Państwo Aleksandra i Zygmunt Frencel świętowali jubileusz 65lecia ślubu, popularnie nazywany „żelaznymi godami”. Z tak wspaniałej okazji, dostojnych jubilatów z życzeniami i prezentem odwiedzili prezydent Edward Lasok i kierownik Urzędu Stanu Cywilnego Ewa Nowakowska – Mazelon.
Małżonkowie, jubilaci ślub wzięli 12 marca 1949 roku, daleko od Mysłowic w Nowogardzie Szczecińskim. Pani Aleksandra – 85 lat – jest krakowianką, jej mąż Zygmunt – 88 lat – poznaniakiem, a poznali się na drugim końcu Polski.

Oboje pracowali, żona w tzw. „Społem”, a jej małżonek był bankowcem, pracował jeszcze kilka lat gdy był już na emeryturze, bo bankowość to jego życie i pasja. Nadal lubi czytać książki i czasopisma, które związane są z bankowością i ekonomią. Żona natomiast bardzo lubi wyszywać, jej dzieła zdobią nie tylko jej własne mieszkanie, ale i rodziny, znajomych, przyjaciół.

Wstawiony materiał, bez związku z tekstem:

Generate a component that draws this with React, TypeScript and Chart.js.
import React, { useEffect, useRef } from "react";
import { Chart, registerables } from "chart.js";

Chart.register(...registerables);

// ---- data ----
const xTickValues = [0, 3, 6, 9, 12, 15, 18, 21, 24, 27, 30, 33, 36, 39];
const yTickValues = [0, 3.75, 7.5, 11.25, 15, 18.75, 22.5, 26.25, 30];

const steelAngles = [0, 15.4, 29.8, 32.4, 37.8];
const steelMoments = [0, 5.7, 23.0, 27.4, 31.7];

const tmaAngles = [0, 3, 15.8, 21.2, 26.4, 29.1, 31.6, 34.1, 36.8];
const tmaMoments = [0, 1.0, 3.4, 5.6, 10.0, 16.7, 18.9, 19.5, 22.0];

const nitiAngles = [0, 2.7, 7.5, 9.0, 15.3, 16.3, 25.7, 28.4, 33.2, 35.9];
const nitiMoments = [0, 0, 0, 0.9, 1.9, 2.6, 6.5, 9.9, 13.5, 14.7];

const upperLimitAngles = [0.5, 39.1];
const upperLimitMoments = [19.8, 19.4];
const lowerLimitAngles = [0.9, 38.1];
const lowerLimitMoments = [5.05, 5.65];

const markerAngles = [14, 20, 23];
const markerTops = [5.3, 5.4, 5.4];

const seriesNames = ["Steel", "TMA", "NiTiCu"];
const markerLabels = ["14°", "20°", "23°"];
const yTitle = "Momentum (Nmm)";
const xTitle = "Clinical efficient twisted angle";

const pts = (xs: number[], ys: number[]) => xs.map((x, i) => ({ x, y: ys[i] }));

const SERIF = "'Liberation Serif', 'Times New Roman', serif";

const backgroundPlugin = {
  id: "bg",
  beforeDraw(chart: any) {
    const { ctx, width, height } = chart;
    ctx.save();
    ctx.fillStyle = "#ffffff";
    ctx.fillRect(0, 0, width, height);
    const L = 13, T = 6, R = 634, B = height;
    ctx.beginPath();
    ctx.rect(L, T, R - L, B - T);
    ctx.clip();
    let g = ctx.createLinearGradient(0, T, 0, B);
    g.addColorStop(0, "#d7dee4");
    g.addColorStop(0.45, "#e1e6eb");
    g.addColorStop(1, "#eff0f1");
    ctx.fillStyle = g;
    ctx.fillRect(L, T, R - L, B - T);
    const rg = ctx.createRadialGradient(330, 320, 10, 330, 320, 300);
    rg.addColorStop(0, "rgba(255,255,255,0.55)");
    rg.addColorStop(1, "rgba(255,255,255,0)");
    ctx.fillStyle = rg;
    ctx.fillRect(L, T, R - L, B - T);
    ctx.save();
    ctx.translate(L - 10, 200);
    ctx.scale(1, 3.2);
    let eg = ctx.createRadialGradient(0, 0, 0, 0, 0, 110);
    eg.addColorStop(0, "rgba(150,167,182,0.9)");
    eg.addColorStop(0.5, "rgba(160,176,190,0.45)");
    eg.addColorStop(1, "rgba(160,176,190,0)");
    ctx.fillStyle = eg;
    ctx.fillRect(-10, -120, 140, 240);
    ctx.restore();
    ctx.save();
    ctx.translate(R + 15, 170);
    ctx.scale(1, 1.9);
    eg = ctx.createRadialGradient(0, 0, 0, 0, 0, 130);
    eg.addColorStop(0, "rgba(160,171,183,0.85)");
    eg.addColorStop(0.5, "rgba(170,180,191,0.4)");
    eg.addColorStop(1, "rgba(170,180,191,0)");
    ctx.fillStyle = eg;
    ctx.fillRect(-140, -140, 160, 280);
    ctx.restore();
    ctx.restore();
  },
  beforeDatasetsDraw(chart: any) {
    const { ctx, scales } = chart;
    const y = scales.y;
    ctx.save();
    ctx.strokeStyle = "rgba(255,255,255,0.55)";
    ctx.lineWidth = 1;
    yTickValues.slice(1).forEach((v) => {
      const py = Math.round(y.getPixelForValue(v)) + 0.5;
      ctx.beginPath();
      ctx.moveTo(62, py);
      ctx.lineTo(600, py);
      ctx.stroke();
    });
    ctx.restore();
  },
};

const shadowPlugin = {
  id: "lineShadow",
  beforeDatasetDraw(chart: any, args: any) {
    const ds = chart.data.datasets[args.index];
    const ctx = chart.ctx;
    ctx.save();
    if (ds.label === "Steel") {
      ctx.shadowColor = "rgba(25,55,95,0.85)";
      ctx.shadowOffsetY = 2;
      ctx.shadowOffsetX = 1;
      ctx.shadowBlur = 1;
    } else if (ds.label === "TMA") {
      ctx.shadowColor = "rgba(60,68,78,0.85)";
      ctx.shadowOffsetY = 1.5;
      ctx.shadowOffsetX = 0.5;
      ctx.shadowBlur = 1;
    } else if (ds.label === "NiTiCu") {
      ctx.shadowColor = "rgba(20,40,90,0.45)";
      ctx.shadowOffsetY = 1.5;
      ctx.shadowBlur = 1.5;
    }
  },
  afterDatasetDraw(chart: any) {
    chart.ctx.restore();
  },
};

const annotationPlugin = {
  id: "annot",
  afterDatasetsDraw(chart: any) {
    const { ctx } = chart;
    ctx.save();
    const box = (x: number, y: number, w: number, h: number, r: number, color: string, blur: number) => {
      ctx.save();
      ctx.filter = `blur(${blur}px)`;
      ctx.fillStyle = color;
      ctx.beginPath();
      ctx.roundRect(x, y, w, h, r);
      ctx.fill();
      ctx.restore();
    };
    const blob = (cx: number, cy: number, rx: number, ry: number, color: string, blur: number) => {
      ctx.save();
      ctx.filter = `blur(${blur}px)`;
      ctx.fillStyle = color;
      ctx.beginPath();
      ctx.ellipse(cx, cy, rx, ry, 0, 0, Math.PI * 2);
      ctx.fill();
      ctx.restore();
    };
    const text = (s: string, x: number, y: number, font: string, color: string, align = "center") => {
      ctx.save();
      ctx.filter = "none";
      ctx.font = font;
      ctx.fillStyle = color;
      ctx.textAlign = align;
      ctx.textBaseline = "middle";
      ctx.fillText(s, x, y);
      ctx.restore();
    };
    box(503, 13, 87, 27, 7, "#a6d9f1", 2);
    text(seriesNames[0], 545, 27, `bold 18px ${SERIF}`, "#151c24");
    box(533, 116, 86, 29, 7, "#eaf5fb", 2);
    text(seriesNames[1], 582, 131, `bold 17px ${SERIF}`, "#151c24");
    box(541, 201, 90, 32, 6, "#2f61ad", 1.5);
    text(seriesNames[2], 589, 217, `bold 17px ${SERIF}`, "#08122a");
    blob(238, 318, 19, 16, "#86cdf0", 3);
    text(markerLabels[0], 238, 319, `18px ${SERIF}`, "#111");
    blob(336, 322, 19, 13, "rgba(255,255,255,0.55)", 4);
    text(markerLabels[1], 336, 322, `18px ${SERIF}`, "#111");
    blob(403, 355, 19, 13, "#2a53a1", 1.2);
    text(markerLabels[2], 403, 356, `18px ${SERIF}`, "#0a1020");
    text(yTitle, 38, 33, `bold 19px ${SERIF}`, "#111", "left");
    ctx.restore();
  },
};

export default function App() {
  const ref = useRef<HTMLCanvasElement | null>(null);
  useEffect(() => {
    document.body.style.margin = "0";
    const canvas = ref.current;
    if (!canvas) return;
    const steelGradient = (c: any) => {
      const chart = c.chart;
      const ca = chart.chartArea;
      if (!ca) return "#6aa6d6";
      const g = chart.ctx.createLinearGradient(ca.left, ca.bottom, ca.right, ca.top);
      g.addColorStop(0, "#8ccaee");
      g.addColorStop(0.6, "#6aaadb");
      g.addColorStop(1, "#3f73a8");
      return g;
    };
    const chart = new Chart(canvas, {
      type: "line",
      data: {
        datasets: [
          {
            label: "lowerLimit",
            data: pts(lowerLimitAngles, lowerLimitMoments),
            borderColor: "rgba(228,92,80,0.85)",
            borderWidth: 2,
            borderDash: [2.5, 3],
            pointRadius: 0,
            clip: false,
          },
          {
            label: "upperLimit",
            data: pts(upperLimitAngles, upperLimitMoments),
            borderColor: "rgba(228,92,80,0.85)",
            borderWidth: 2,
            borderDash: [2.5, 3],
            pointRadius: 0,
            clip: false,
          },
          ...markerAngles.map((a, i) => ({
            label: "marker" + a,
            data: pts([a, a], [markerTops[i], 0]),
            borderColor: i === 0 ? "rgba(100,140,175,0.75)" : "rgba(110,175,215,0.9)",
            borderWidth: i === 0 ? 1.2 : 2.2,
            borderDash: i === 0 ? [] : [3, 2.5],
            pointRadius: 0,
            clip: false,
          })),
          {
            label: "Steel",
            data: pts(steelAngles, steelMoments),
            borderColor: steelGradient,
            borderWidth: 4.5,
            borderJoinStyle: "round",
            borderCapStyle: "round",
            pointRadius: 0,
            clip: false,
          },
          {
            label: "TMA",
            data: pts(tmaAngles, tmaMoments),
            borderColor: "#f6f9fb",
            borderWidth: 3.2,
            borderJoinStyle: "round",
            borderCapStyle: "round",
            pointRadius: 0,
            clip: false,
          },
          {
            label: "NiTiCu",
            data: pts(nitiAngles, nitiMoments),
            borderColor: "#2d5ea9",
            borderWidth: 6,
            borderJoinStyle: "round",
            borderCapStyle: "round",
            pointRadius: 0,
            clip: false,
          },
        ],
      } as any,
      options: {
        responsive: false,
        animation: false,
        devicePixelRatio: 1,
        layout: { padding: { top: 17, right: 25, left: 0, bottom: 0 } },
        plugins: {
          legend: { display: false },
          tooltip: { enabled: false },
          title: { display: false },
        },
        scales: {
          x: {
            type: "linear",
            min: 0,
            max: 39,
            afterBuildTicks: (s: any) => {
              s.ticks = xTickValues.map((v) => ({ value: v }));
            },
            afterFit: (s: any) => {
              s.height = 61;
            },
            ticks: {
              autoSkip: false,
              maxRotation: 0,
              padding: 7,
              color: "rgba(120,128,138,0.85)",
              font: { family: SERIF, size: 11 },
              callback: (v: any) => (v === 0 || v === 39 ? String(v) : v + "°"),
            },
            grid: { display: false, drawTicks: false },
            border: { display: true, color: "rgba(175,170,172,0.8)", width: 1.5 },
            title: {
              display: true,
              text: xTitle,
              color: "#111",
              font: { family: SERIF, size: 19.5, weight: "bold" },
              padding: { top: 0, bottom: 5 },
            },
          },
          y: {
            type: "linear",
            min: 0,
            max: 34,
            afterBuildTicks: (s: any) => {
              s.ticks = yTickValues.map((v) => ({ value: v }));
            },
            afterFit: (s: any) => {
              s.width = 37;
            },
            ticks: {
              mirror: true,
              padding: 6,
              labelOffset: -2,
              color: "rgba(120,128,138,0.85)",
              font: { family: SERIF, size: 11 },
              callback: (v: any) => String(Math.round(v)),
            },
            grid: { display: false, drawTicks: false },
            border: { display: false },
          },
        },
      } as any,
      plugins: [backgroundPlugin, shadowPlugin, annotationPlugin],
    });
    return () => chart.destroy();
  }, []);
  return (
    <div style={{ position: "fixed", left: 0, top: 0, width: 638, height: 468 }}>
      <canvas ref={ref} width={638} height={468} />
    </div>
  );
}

Kiedyś, gdy przyjechali na Śląsk, mieszkali najpierw w Tychach, ale od prawie 30 lat związani są z Mysłowicami. Wspólnie wychowali dwie córki Małgorzatę i Hannę, doczekali się dwoje wnucząt i dwóch prawnuków.

Wiek powoli daje się we znaki, ale nie narzekają, sami czują się dobrze, a poza tym mają doskonałą opiekę najbliższej rodziny.